In Tokyo, Takefuji plunged 32 percent to 116 yen, the biggest drop on the Topix index. The company filed for bankruptcy protection after Japan’s stock markets closed, becoming the country’s biggest casualty of a four-year crackdown on coercive lending to consumers.
China Property Speculation
China Vanke, the nation’s biggest listed property developer, dropped 2.8 percent to 7.89 yuan in Shenzhen. Guangzhou R&F Properties Co., the biggest real-estate company in the southern Chinese city, declined 2.9 percent to HK$11.22 in Hong Kong. China Resources Land Ltd., a state-controlled developer, fell 3 percent to HK$16.66.

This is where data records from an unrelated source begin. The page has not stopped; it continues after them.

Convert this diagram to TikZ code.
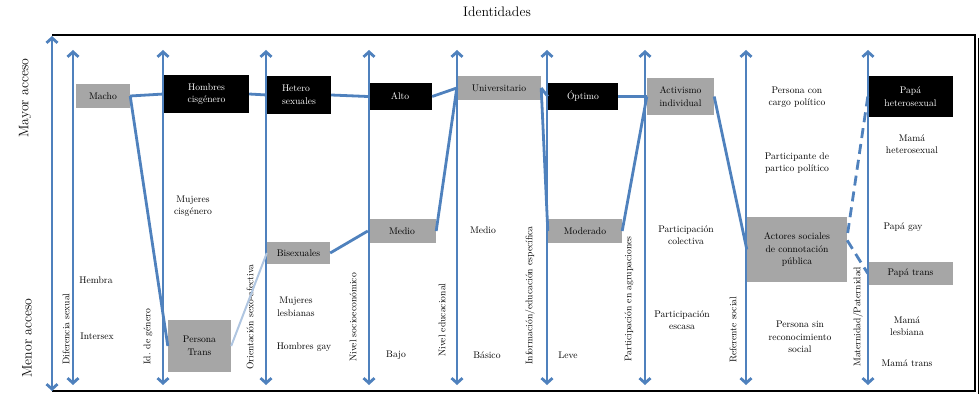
\documentclass[tikz,border=0pt]{standalone}
\usepackage{amsmath}
\usetikzlibrary{arrows.meta,calc}

\definecolor{axblue}{RGB}{79,129,189}
\definecolor{boxgray}{RGB}{166,166,166}
\newcommand{\boxfont}{\fontsize{9.6}{12.5}\selectfont}
\newcommand{\sidefont}{\fontsize{13.8}{15}\selectfont}

\tikzset{
  gbox/.style = {fill=boxgray, inner sep=0pt, align=center, font=\boxfont},
  bbox/.style = {fill=black, text=white, inner sep=0pt, align=center, font=\boxfont},
  lbl/.style = {align=center, inner sep=0pt, font=\boxfont},
  axlbl/.style = {rotate=90, anchor=west, inner sep=0pt, font=\boxfont},
  axis/.style = {draw=axblue, line width=2.8pt,
                 arrows={Straight Barb[length=5pt,width=11pt]-Straight Barb[length=5pt,width=11pt]}},
  link/.style = {draw=axblue, line width=2.8pt}
}

\begin{document}
\begin{tikzpicture}[x=1pt,y=-1pt]
	\def \ytop{50}
	\def \ybot{385}
	\useasboundingbox (0,0) rectangle (980,403);

	% Frame
	\draw[line width=2.5pt] (52,35) -- (975,35) -- (975,391) -- (52,391);
	\draw[line width=1pt] (978.5,38) -- (978.5,394);
	\node[font=\sidefont] (title) at (497,12) {Identidades};
	\node[rotate=90, font=\sidefont] (mayor) at (25,98) {Mayor acceso};
	\node[rotate=90, font=\sidefont] (menor) at (27,338) {Menor acceso};

	% Boxes, upper row
	\node[gbox, minimum width=54pt, minimum height=24pt] (macho) at (103,96) {Macho};
	\node[bbox, minimum width=85pt, minimum height=38pt] (hcis) at (206.5,94) {Hombres\\cisgénero};
	\node[bbox, minimum width=64pt, minimum height=38pt, align=left] (hetero) at (299,95) {Hetero\\sexuales};
	\node[bbox, minimum width=64pt, minimum height=27pt] (alto) at (400,96.5) {Alto};
	\node[gbox, minimum width=84pt, minimum height=24pt] (univ) at (499,88) {Universitario};
	\node[bbox, minimum width=70pt, minimum height=27pt] (optimo) at (583,96.5) {Óptimo};
	\node[gbox, minimum width=67pt, minimum height=37pt] (activ) at (680.5,96.5) {Activismo\\individual};
	\node[bbox, minimum width=85pt, minimum height=41pt] (phet) at (910.5,96.5) {Papá\\heterosexual};

	% Boxes, lower rows
	\node[gbox, minimum width=63pt, minimum height=22pt] (bisex) at (298.5,253) {Bisexuales};
	\node[gbox, minimum width=68pt, minimum height=24pt] (medio) at (402,231) {Medio};
	\node[gbox, minimum width=74pt, minimum height=24pt] (moder) at (585,231) {Moderado};
	\node[gbox, minimum width=100pt, minimum height=65pt] (actores) at (797,249.5) {Actores sociales\\de connotación\\pública};
	\node[gbox, minimum width=85pt, minimum height=23pt] (ptrans) at (910.5,273.5) {Papá trans};
	\node[gbox, minimum width=63pt, minimum height=52pt] (ptr) at (199.5,346) {Persona\\Trans};

	% Plain labels
	\node[lbl] (cargo) at (797,97) {Persona con\\cargo político};
	\node[lbl] (partido) at (797,163) {Participante de\\partico político};
	\node[lbl] (mhet) at (912,144) {Mamá\\heterosexual};
	\node[lbl] (mcis) at (193,206) {Mujeres\\cisgénero};
	\node[lbl] (hembra) at (96,280) {Hembra};
	\node[lbl] (intersex) at (97,336) {Intersex};
	\node[lbl] (lesb) at (296,307) {Mujeres\\lesbianas};
	\node[lbl] (hgay) at (304,347) {Hombres gay};
	\node[lbl] (medtxt) at (483,230) {Medio};
	\node[lbl] (bajo) at (396,355) {Bajo};
	\node[lbl] (basico) at (487,355) {Básico};
	\node[lbl] (leve) at (568,355) {Leve};
	\node[lbl] (pcol) at (686,235) {Participación\\colectiva};
	\node[lbl] (pesc) at (682,320) {Participación\\escasa};
	\node[lbl] (sinrec) at (800,337) {Persona sin\\reconocimiento\\social};
	\node[lbl] (pgay) at (903,227) {Papá gay};
	\node[lbl] (mlesb) at (907,326) {Mamá\\lesbiana};
	\node[lbl] (mtrans) at (907,363) {Mamá trans};

	% Axis labels
	\node[axlbl] (difsex) at (66,365) {Diferencia sexual};
	\node[axlbl] (idgen) at (148,365) {Id. de género};
	\node[axlbl] (orient) at (250,370) {Orientación sexo-afectiva};
	\node[axlbl] (nivsoc) at (353,362) {Nivel socioeconómico};
	\node[axlbl] (niveduc) at (442,357) {Nivel educacional};
	\node[axlbl] (info) at (530,365) {Información/educación específica};
	\node[axlbl] (partic) at (629,362) {Participación en agrupaciones};
	\node[axlbl] (refer) at (733,363) {Referente social};
	\node[axlbl] (matern) at (858,367) {Maternidad/Paternidad};

	% Axes
	\draw[axis] (52,391) -- (52,36);
	\draw[axis] (73,\ybot) -- (73,\ytop);   % diferencia sexual
	\draw[axis] (163,\ybot) -- (163,\ytop); % genero
	\draw[axis] (266,\ybot) -- (266,\ytop); % orientacion
	\draw[axis] (369,\ybot) -- (369,\ytop); % socioeconomico
	\draw[axis] (457,\ybot) -- (457,\ytop); % educacional
	\draw[axis] (547,\ybot) -- (547,\ytop); % informacion
	\draw[axis] (645,\ybot) -- (645,\ytop); % agrupaciones
	\draw[axis] (746,\ybot) -- (746,\ytop); % referente
	\draw[axis] (868,\ybot) -- (868,\ytop); % maternidad

	% Links
	\draw[link] (macho.east) -- (hcis.west);
	\draw[link] (macho.east) -- (ptr.west);
	\draw[link] (hcis.east) -- (hetero.west);
	\draw[link] (hetero.east) -- (alto.west);
	\draw[link] (alto.east) -- (univ.west);
	\draw[link] (medio.east) -- (univ.west);
	\draw[link] (medio.west) -- (bisex.east);
	\draw[link, draw=axblue!45, line width=2pt] (bisex.west) -- (ptr.east);
	\draw[link] (univ.east) -- (optimo.west);
	\draw[link] (univ.east) -- (moder.west);
	\draw[link] (optimo.east) -- (activ.west);
	\draw[link] (moder.east) -- (activ.west);
	\draw[link] (activ.east) -- (actores.west);
	\draw[link, dash pattern=on 10pt off 6pt] (phet.west) -- ($(actores.north east)!0.3!(actores.south east)$);
	\draw[link, dash pattern=on 10pt off 6pt] ($(actores.north east)!0.36!(actores.south east)$) -- (ptrans.west);

\end{tikzpicture}
\end{document}
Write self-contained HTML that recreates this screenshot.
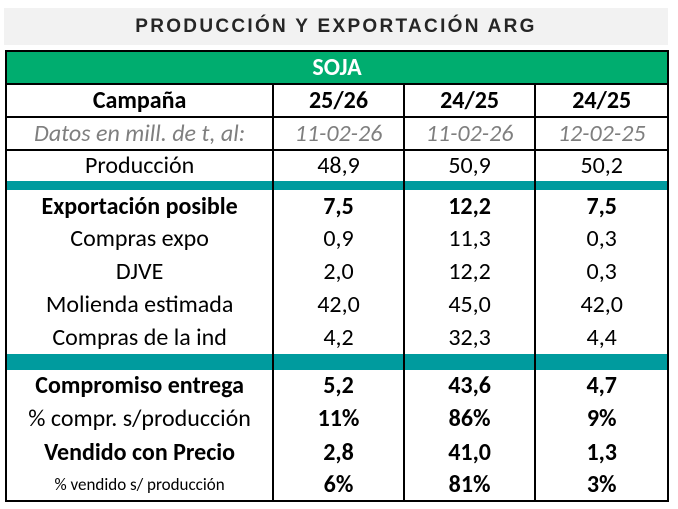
<!DOCTYPE html><html><head><style>
body{margin:0;width:678px;height:509px;background:#fff;font-family:"Liberation Sans",sans-serif;position:relative;overflow:hidden}
.tb{position:absolute;left:4px;top:8px;width:664px;height:37px;background:#f2f2f2;text-align:center;line-height:37px;font-weight:bold;font-size:19px;letter-spacing:2.3px;color:#262626}
table{position:absolute;left:5px;top:50px;border-collapse:collapse;width:664px;border:2px solid #000;font-family:"Carlito","Liberation Sans",sans-serif}
td{padding:0;text-align:center;font-size:24px;color:#000;line-height:1}
td.c{border-left:2px solid #000}
.b td{font-weight:bold}
.g td{background:#00ad6f;color:#fff;font-weight:bold;height:31px;border-bottom:2px solid #000}
.l td{border-bottom:2px solid #000}
.it td{font-style:italic;color:#7f7f7f}
.t td{background:#009b9e;padding:0}
</style></head><body>
<div class="tb">PRODUCCIÓN Y EXPORTACIÓN ARG</div>
<table>
<colgroup><col style="width:268px"><col style="width:131px"><col style="width:132px"><col style="width:133px"></colgroup>
<tr class="g"><td colspan="4">SOJA</td></tr>
<tr class="b l" style="height:33px"><td>Campaña</td><td class="c">25/26</td><td class="c">24/25</td><td class="c">24/25</td></tr>
<tr class="it l" style="height:33px"><td>Datos en mill. de t, al:</td><td class="c">11-02-26</td><td class="c">11-02-26</td><td class="c">12-02-25</td></tr>
<tr style="height:31px"><td>Producción</td><td class="c">48,9</td><td class="c">50,9</td><td class="c">50,2</td></tr>
<tr class="t" style="height:9px"><td></td><td class="c"></td><td class="c"></td><td class="c"></td></tr>
<tr class="b" style="height:33px"><td>Exportación posible</td><td class="c">7,5</td><td class="c">12,2</td><td class="c">7,5</td></tr>
<tr style="height:32px"><td>Compras expo</td><td class="c">0,9</td><td class="c">11,3</td><td class="c">0,3</td></tr>
<tr style="height:33px"><td>DJVE</td><td class="c">2,0</td><td class="c">12,2</td><td class="c">0,3</td></tr>
<tr style="height:33px"><td>Molienda estimada</td><td class="c">42,0</td><td class="c">45,0</td><td class="c">42,0</td></tr>
<tr style="height:33px"><td>Compras de la ind</td><td class="c">4,2</td><td class="c">32,3</td><td class="c">4,4</td></tr>
<tr class="t" style="height:16px"><td></td><td class="c"></td><td class="c"></td><td class="c"></td></tr>
<tr class="b" style="height:32px"><td>Compromiso entrega</td><td class="c">5,2</td><td class="c">43,6</td><td class="c">4,7</td></tr>
<tr style="height:34px"><td>% compr. s/producción</td><td class="c" style="font-weight:bold">11%</td><td class="c" style="font-weight:bold">86%</td><td class="c" style="font-weight:bold">9%</td></tr>
<tr class="b" style="height:33px"><td>Vendido con Precio</td><td class="c">2,8</td><td class="c">41,0</td><td class="c">1,3</td></tr>
<tr style="height:32px"><td style="font-size:17px">% vendido s/ producción</td><td class="c" style="font-weight:bold">6%</td><td class="c" style="font-weight:bold">81%</td><td class="c" style="font-weight:bold">3%</td></tr>
</table>
</body></html>
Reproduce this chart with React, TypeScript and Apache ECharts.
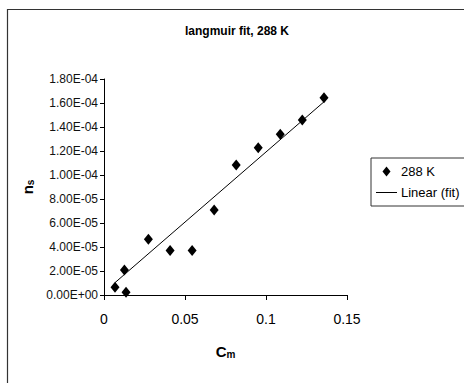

China will announce a round of measures to tighten property prices “soon,” targeting second- and third-home loans, the China Business News said today, citing an unidentified person.
“The impact of further possible tightening measures on the property market and the whole economy remains unknown,” said Wu Kan, a Shanghai-based fund manager at Dazhong Insurance Co., which oversees $285 million. “Property stocks have yet to fully price in these policy risks.”
A gauge of health-care stocks in the MSCI Asia Pacific Index sank 1.6 percent, the most of 10 industry groups.
Shionogi & Co., a Japanese drugmaker, retreated 1.7 percent to 1,532 yen. Barclays Plc reduced its investment recommendation to “equal weight” from “overweight” and cut the share-price estimate to 1,500 yen from 2,100 yen.
In Hong Kong, Aluminum Corp. of China Ltd., the nation’s largest producer of the metal, jumped 4.3 percent to HK$7.32 for the Hang Seng Index’s biggest advance. The company’s parent announced a plan to invest at least 10 billion yuan ($1.5 billion) in rare earths.